Micromentarios | Apodos perfectos

19/03/2024.- Durante una reunión con la psicóloga del liceo, en la que referíamos cuál era nuestra vocación profesional, uno de los muchachos, cuya nariz era prominente, dijo que deseaba estudiar Filosofía. De inmediato, alguien del grupo, no recuerdo quién, le endilgó un mote perfecto: Nariztóteles.

Su hermana también poseía el mismo apéndice nasal exagerado, pero este, asombrosamente, en lugar de afear su rostro, lo embellecía sobremanera. Por ello, recibía innumerables piropos y contaba con una tribu de adoradores que la seguían a todas partes.

Uno de esos días que uno no sabe si considerar afortunados o aciagos, su más obsesionado admirador le sugirió participar en el concurso de Miss Venezuela. A ella le pareció una idea maravillosa e intentó convencer a sus padres para que la llevaran al casting del certamen.

Tan segura estaba de su participación y ulterior triunfo que empezó a comportarse como si ya hubiera ganado. De un momento al siguiente, se transformó en un ser veleidoso e intratable, e hizo a un lado a las amigas que no le rendían pleitesía.

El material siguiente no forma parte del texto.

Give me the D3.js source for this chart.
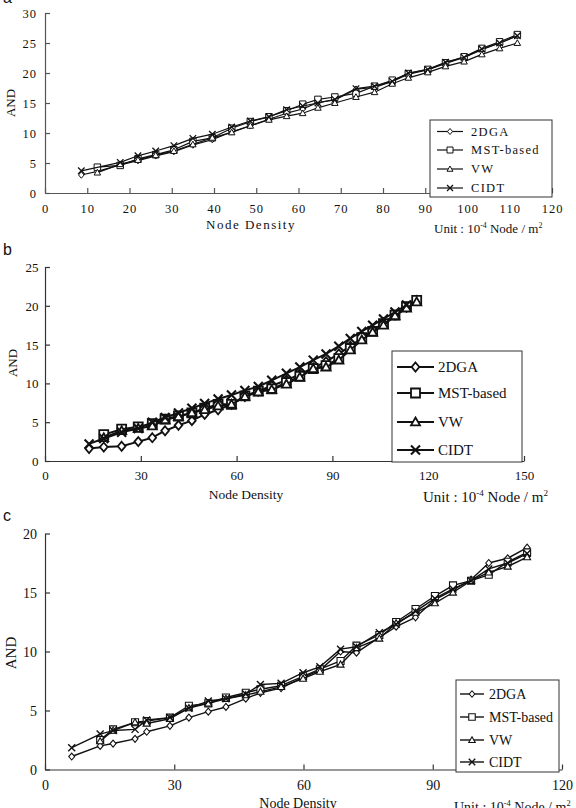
<!DOCTYPE html>
<html>
<head>
<meta charset="utf-8">
<script src="https://cdn.jsdelivr.net/npm/d3@7"></script>
<style>
  body { margin: 0; background: #fff; }
  svg { display: block; }
  text { font-family: "Liberation Serif", "Times New Roman", serif; fill: #111; }
</style>
</head>
<body>
<div id="chart"></div>
<script>
const seriesNames = ['2DGA', 'MST-based', 'VW', 'CIDT'];
const markerTypes = ['diamond', 'square', 'triangle', 'x'];

// panel a
const xA = [8.6, 12.4, 17.8, 22.0, 26.2, 30.5, 35.0, 39.6, 44.2, 48.6, 53.0, 57.2, 61.0, 64.6, 68.6, 73.6, 78.0, 82.2, 86.0, 90.6, 94.8, 99.2, 103.4, 107.6, 111.8];
const a2DGA = [3.0, 3.6, 4.7, 5.4, 6.2, 6.9, 8.0, 8.9, 10.2, 11.2, 12.3, 13.3, 14.0, 15.1, 15.5, 17.3, 17.6, 18.6, 19.8, 20.5, 21.6, 22.6, 23.9, 25.0, 26.2];
const aMST  = [null, 4.3, 4.6, 5.7, 6.4, 7.2, 8.6, 9.2, 10.8, 11.9, 12.7, 13.7, 14.8, 15.6, 16.0, 16.6, 17.8, 18.8, 19.9, 20.6, 21.7, 22.7, 24.1, 25.2, 26.4];
const aVW   = [null, 3.4, 4.8, 5.5, 6.3, 7.0, 8.1, 9.2, 10.1, 11.2, 12.2, 12.8, 13.3, 14.2, 15.0, 16.0, 16.8, 18.2, 19.2, 20.1, 21.1, 21.9, 23.1, 24.1, 25.0];
const aCIDT = [3.7, null, 5.1, 6.2, 7.0, 7.9, 9.1, 9.8, 11.0, 12.0, 12.7, 13.9, 14.5, 15.0, 15.6, 17.4, 17.8, 18.6, 20.0, 20.6, 21.8, 22.6, 24.0, 25.0, 26.2];
const xTicksA = [0, 10, 20, 30, 40, 50, 60, 70, 80, 90, 100, 110, 120];
const yTicksA = [0, 5, 10, 15, 20, 25, 30];

// panel b
const xB = [13.8, 18.4, 24.0, 29.2, 33.6, 37.6, 41.8, 46.0, 50.0, 54.2, 58.4, 62.6, 66.8, 71.0, 75.6, 79.8, 84.0, 88.0, 92.0, 95.6, 99.2, 102.6, 106.0, 109.6, 113.2, 116.4];
const b2DGA = [1.6, 1.8, 1.9, 2.5, 3.0, 3.9, 4.6, 5.2, 6.0, 6.6, 7.3, 8.3, 9.0, 9.7, 10.4, 11.2, 12.0, 12.8, 13.8, 14.8, 15.8, 16.8, 17.8, 18.8, 19.8, 20.7];
const bMST  = [null, 3.4, 4.1, 4.4, 4.8, 5.4, 5.8, 6.2, 6.8, 7.3, 7.3, 8.4, 9.0, 9.3, 10.1, 10.9, 11.9, 12.3, 13.2, 14.5, 15.9, 16.7, 17.7, 18.8, 19.9, 20.7];
const bVW   = [null, 3.0, 3.9, 4.2, 4.5, 5.3, 5.7, 6.2, 6.6, 7.1, 7.3, 8.3, 8.9, 9.2, 9.9, 10.8, 11.9, 12.1, 13.0, 14.3, 15.6, 16.6, 17.5, 18.7, 19.7, 20.5];
const bCIDT = [2.2, 2.9, 3.7, 4.2, 5.0, 5.6, 6.2, 6.8, 7.4, 8.0, 8.5, 9.1, 9.6, 10.4, 11.3, 12.1, 13.0, 13.8, 14.8, 15.8, 16.7, 17.5, 18.3, 19.2, 20.1, null];
const xTicksB = [0, 30, 60, 90, 120, 150];
const yTicksB = [0, 5, 10, 15, 20, 25];

// panel c
const xC = [6.2, 12.8, 15.8, 20.9, 23.6, 29.0, 33.4, 37.9, 42.0, 46.6, 50.0, 54.8, 59.9, 63.8, 68.6, 72.3, 77.6, 81.5, 86.0, 90.5, 94.7, 98.9, 103.0, 107.4, 111.9];
const c2DGA = [1.1, 2.0, 2.2, 2.6, 3.2, 3.7, 4.4, 4.9, 5.3, 6.0, 6.5, 6.9, 7.8, 8.4, 10.0, 9.9, 11.2, 12.1, 12.9, 14.4, 15.2, 16.1, 17.5, 17.9, 18.8];
const cMST  = [null, 2.5, 3.4, 4.0, 4.1, 4.4, 5.4, 5.6, 6.1, 6.5, 6.8, 7.1, 7.9, 8.5, 9.2, 10.5, 11.4, 12.5, 13.6, 14.7, 15.6, 16.0, 16.5, 17.6, 18.4];
const cVW   = [null, 2.4, 3.3, 4.0, 3.9, 4.3, 5.2, 5.6, 6.0, 6.3, 6.6, 7.0, 7.7, 8.3, 8.9, 10.3, 11.1, 12.4, 13.3, 14.1, 15.0, 16.0, 16.7, 17.2, 18.0];
const cCIDT = [1.85, 3.0, 3.3, 3.4, 4.2, 4.4, 5.2, 5.8, 6.0, 6.4, 7.2, 7.3, 8.2, 8.7, 10.2, 10.4, 11.6, 12.3, 13.4, 14.5, 15.3, 16.0, 17.0, 17.5, 18.3];
const xTicksC = [0, 30, 60, 90, 120];
const yTicksC = [0, 5, 10, 15, 20];

const width = 576, height = 808;
const svg = d3.select('#chart').append('svg')
    .attr('width', width)
    .attr('height', height);

// layout of each panel (pixels), values come from the arrays above
const panels = [
  { letter: 'a', letterY: 3, xs: xA, ys: [a2DGA, aMST, aVW, aCIDT], xTicks: xTicksA, yTicks: yTicksA,
    left: 45, right: 552, top: 13, bottom: 193, font: 12.5, spacing: 1, xPad: 11.5, yPad: 8,
    axisColor: '#555', lineW: 1.2, mark: 6.5, markW: 1,
    legend: { x: 430, y: 120, w: 122, h: 77, rows: [131.5, 150, 169, 188], lx1: 437, lx2: 463, tx: 471, font: 12.5, spacing: 1.3, mark: 6, lineW: 1.2 },
    and: { x: 10, y: 103, font: 13 },
    title: { x: 251, y: 229, font: 13, spacing: 1.5 },
    unit: { x: 434, y: 233, font: 13 } },
  { letter: 'b', letterY: 255, xs: xB, ys: [b2DGA, bMST, bVW, bCIDT], xTicks: xTicksB, yTicks: yTicksB,
    left: 45, right: 524, top: 267, bottom: 461, font: 13, spacing: 0, xPad: 9.3, yPad: 6.5,
    axisColor: '#333', lineW: 2, mark: 9, markW: 1.8,
    legend: { x: 392, y: 351, w: 130, h: 111, rows: [367, 393, 422, 450], lx1: 397, lx2: 434, tx: 438, font: 15, spacing: 0, mark: 9, lineW: 2 },
    and: { x: 12, y: 363, font: 13 },
    title: { x: 246, y: 499, font: 13.5, spacing: 0 },
    unit: { x: 423, y: 502, font: 15 } },
  { letter: 'c', letterY: 521, xs: xC, ys: [c2DGA, cMST, cVW, cCIDT], xTicks: xTicksC, yTicks: yTicksC,
    left: 45, right: 562, top: 533.5, bottom: 769.5, font: 14, spacing: 0, xPad: 10.6, yPad: 8,
    axisColor: '#333', lineW: 1.4, mark: 7, markW: 1.1,
    legend: { x: 456, y: 680, w: 103, h: 92, rows: [694, 717, 740, 762], lx1: 460, lx2: 484, tx: 489, font: 14, spacing: 0, mark: 6.5, lineW: 1.4 },
    and: { x: 11, y: 653, font: 15 },
    title: { x: 298, y: 808, font: 14, spacing: 0 },
    unit: { x: 454, y: 812, font: 14 } }
];

function markerPath(type, s) {
  const h = s / 2;
  if (type === 'diamond') return `M0,${-h}L${h * 0.85},0L0,${h}L${-h * 0.85},0Z`;
  if (type === 'square') return `M${-h},${-h}h${s}v${s}h${-s}Z`;
  if (type === 'triangle') return `M0,${-h}L${h},${h * 0.75}L${-h},${h * 0.75}Z`;
  return `M${-h},${-h}L${h},${h}M${h},${-h}L${-h},${h}`;
}

function drawPanel(p) {
  const g = svg.append('g');
  const x = d3.scaleLinear([0, d3.max(p.xTicks)], [p.left, p.right]);
  const y = d3.scaleLinear([0, d3.max(p.yTicks)], [p.bottom, p.top]);

  const xAxis = d3.axisBottom(x).tickValues(p.xTicks).tickSize(-5).tickSizeOuter(0).tickPadding(p.xPad);
  const yAxis = d3.axisLeft(y).tickValues(p.yTicks).tickSize(-5).tickSizeOuter(0).tickPadding(p.yPad);

  const gx = g.append('g').attr('transform', `translate(0,${p.bottom})`).call(xAxis);
  const gy = g.append('g').attr('transform', `translate(${p.left},0)`).call(yAxis);
  [gx, gy].forEach(ax => {
    ax.selectAll('path, line').attr('stroke', p.axisColor).attr('stroke-width', 1.2);
    ax.selectAll('text')
      .style('font-family', '"Liberation Serif", serif')
      .style('font-size', p.font + 'px')
      .style('letter-spacing', p.spacing + 'px')
      .attr('fill', '#111');
  });
  gy.selectAll('text').attr('dy', '0.35em');

  const line = d3.line().x(d => x(d[0])).y(d => y(d[1]));

  p.ys.forEach((vals, i) => {
    const pts = p.xs.map((v, j) => [v, vals[j]]).filter(d => d[1] != null);
    g.append('path')
      .attr('d', line(pts))
      .attr('fill', 'none')
      .attr('stroke', '#111')
      .attr('stroke-width', p.lineW)
      .attr('stroke-linejoin', 'round');
    g.selectAll(null)
      .data(pts)
      .join('path')
      .attr('transform', d => `translate(${x(d[0])},${y(d[1])})`)
      .attr('d', markerPath(markerTypes[i], p.mark))
      .attr('fill', '#fff')
      .attr('stroke', '#111')
      .attr('stroke-width', markerTypes[i] === 'x' ? p.markW + 0.3 : p.markW);
  });

  // legend
  const L = p.legend;
  g.append('rect')
    .attr('x', L.x).attr('y', L.y).attr('width', L.w).attr('height', L.h)
    .attr('fill', '#fff').attr('stroke', '#333').attr('stroke-width', 1);
  seriesNames.forEach((name, i) => {
    const ry = L.rows[i];
    g.append('line')
      .attr('x1', L.lx1).attr('x2', L.lx2).attr('y1', ry).attr('y2', ry)
      .attr('stroke', '#111').attr('stroke-width', L.lineW);
    g.append('path')
      .attr('transform', `translate(${(L.lx1 + L.lx2) / 2},${ry})`)
      .attr('d', markerPath(markerTypes[i], L.mark))
      .attr('fill', '#fff').attr('stroke', '#111')
      .attr('stroke-width', markerTypes[i] === 'x' ? p.markW + 0.3 : p.markW);
    g.append('text')
      .attr('x', L.tx).attr('y', ry).attr('dy', '0.35em')
      .style('font-size', L.font + 'px')
      .style('letter-spacing', L.spacing + 'px')
      .text(name);
  });

  // axis titles
  g.append('text')
    .attr('transform', `translate(${p.and.x},${p.and.y}) rotate(-90)`)
    .attr('text-anchor', 'middle').attr('dy', '0.35em')
    .style('font-size', p.and.font + 'px')
    .text('AND');
  g.append('text')
    .attr('x', p.title.x).attr('y', p.title.y)
    .attr('text-anchor', 'middle')
    .style('font-size', p.title.font + 'px')
    .style('letter-spacing', p.title.spacing + 'px')
    .text('Node Density');
  const u = g.append('text')
    .attr('x', p.unit.x).attr('y', p.unit.y)
    .style('font-size', p.unit.font + 'px');
  u.append('tspan').text('Unit : 10');
  u.append('tspan').attr('dy', -p.unit.font * 0.4).style('font-size', (p.unit.font * 0.6) + 'px').text('-4');
  u.append('tspan').attr('dy', p.unit.font * 0.4).text(' Node / m');
  u.append('tspan').attr('dy', -p.unit.font * 0.4).style('font-size', (p.unit.font * 0.6) + 'px').text('2');

  svg.append('text')
    .attr('x', 3).attr('y', p.letterY)
    .style('font-family', '"Liberation Sans", Arial, sans-serif')
    .style('font-size', '16px')
    .text(p.letter);
}

panels.forEach(drawPanel);
</script>
</body>
</html>
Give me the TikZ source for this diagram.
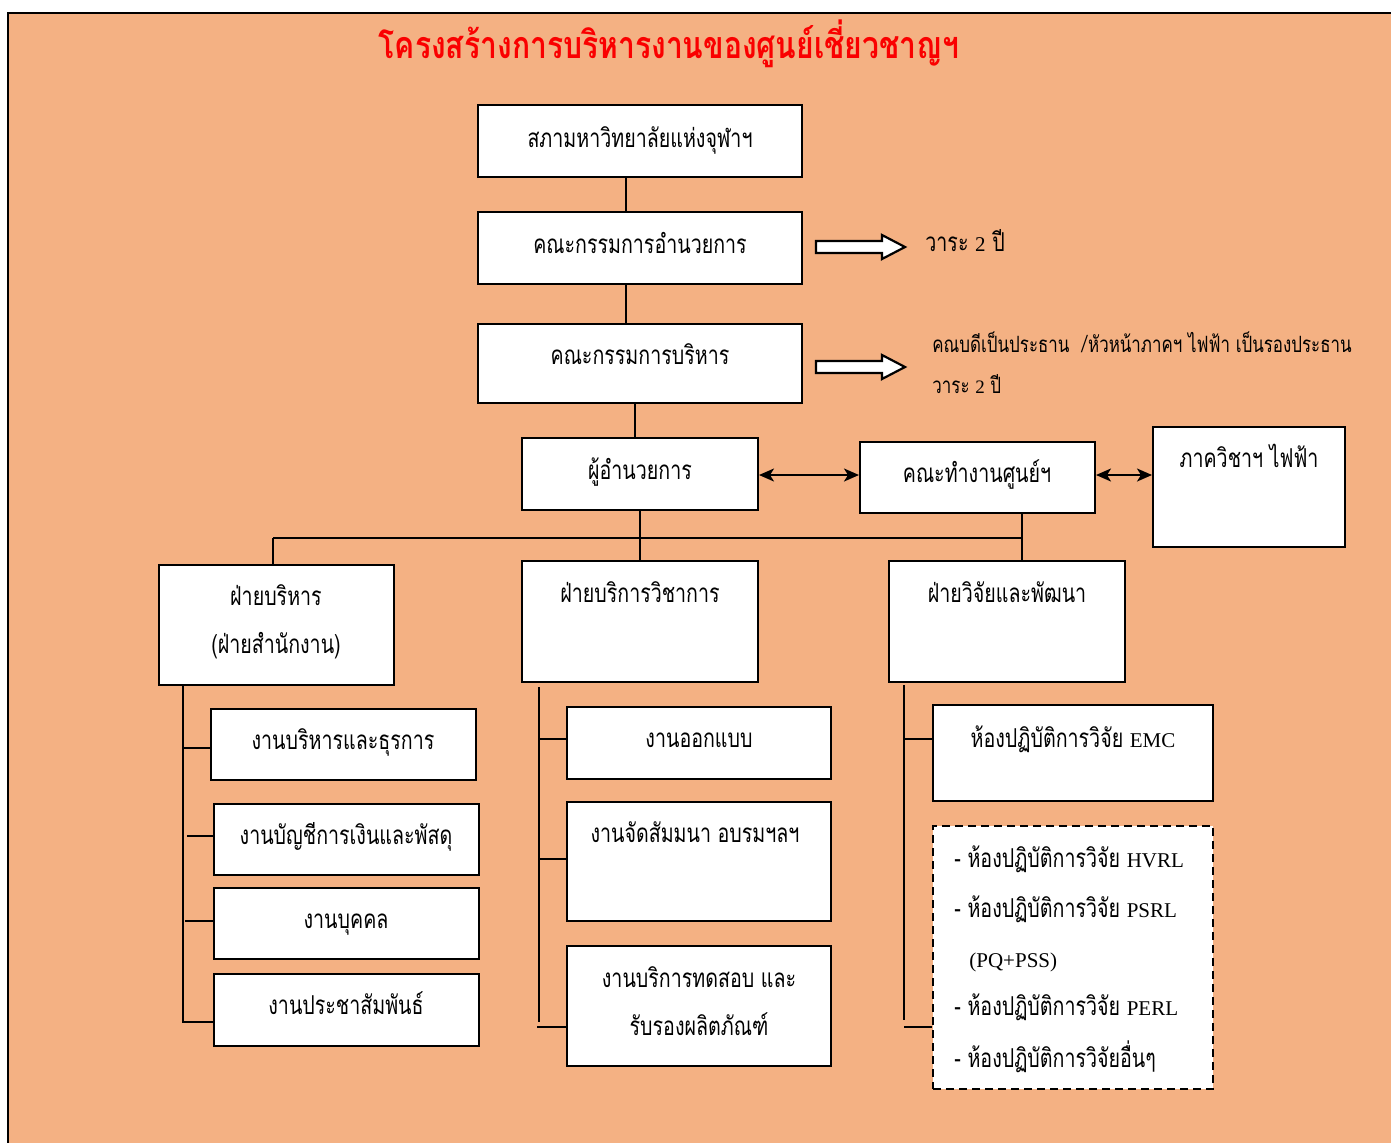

Su rostro, hermoso y con una frescura legítima, empezó a llenarse de afeites. Su prominente nariz dejó de ser el toque exótico de gracia que lo hacía único para convertirse en un apéndice irritante, en conflicto permanente con los demás rasgos.

Para colmo, antes del casting le pareció que ganar el Miss Venezuela era poca cosa y, como uno de sus tíos vivía en Estados Unidos, pretendió ir a ese país nada menos que para ganar su corona nacional de belleza.

Fue en este momento cuando una de las amigas apartadas por ella de su entorno le endilgó el apodo asesino que arrastró en adelante: Miss Narizona.

En 1978, en Guanare, estado Portuguesa, conocí a un chef de cocina. El restaurante donde trabajaba era frecuentado por los miembros del Partido Comunista de dicho estado, quienes alababan su excelente comida y lo correcto de los precios del menú.

En verdad, cocinaba muy bien y disfruté de una estupenda cena. Al terminar, el chef me fue presentado y comprendí a qué se debía su popularidad en el PCV. Su apellido era Guevara y por ello lo llamaban el Chef Guevara.

Una tarde, en la ciudad costera de Naiguatá, vi pasar por la calle frente a la plaza Bolívar a una mujer de una belleza y una elegancia extraordinarias. Se movía con tal donaire que parecía una estrella de Hollywood de las de antes. Había mucho de ella —sus rasgos, su delgadez, su gracia al desplazarse por la misma vida en la que los demás, simplemente, caminábamos— que la asemejaba a Greta Garbo.

Más o menos media hora después, la vi de nuevo, esta vez en una panadería. No supe por qué discutía con uno de los dependientes del lugar, pero su forma de hablar y gesticular era agresivamente agria, valga la desagradable resonancia.

Su belleza sorprendente y su encanto habían desaparecido para dar paso a una antipatía y una impertinencia desproporcionadas, convirtiéndola en la antítesis de quien había visto un rato antes.

La llamé, mentalmente, Vinagreta Garbo.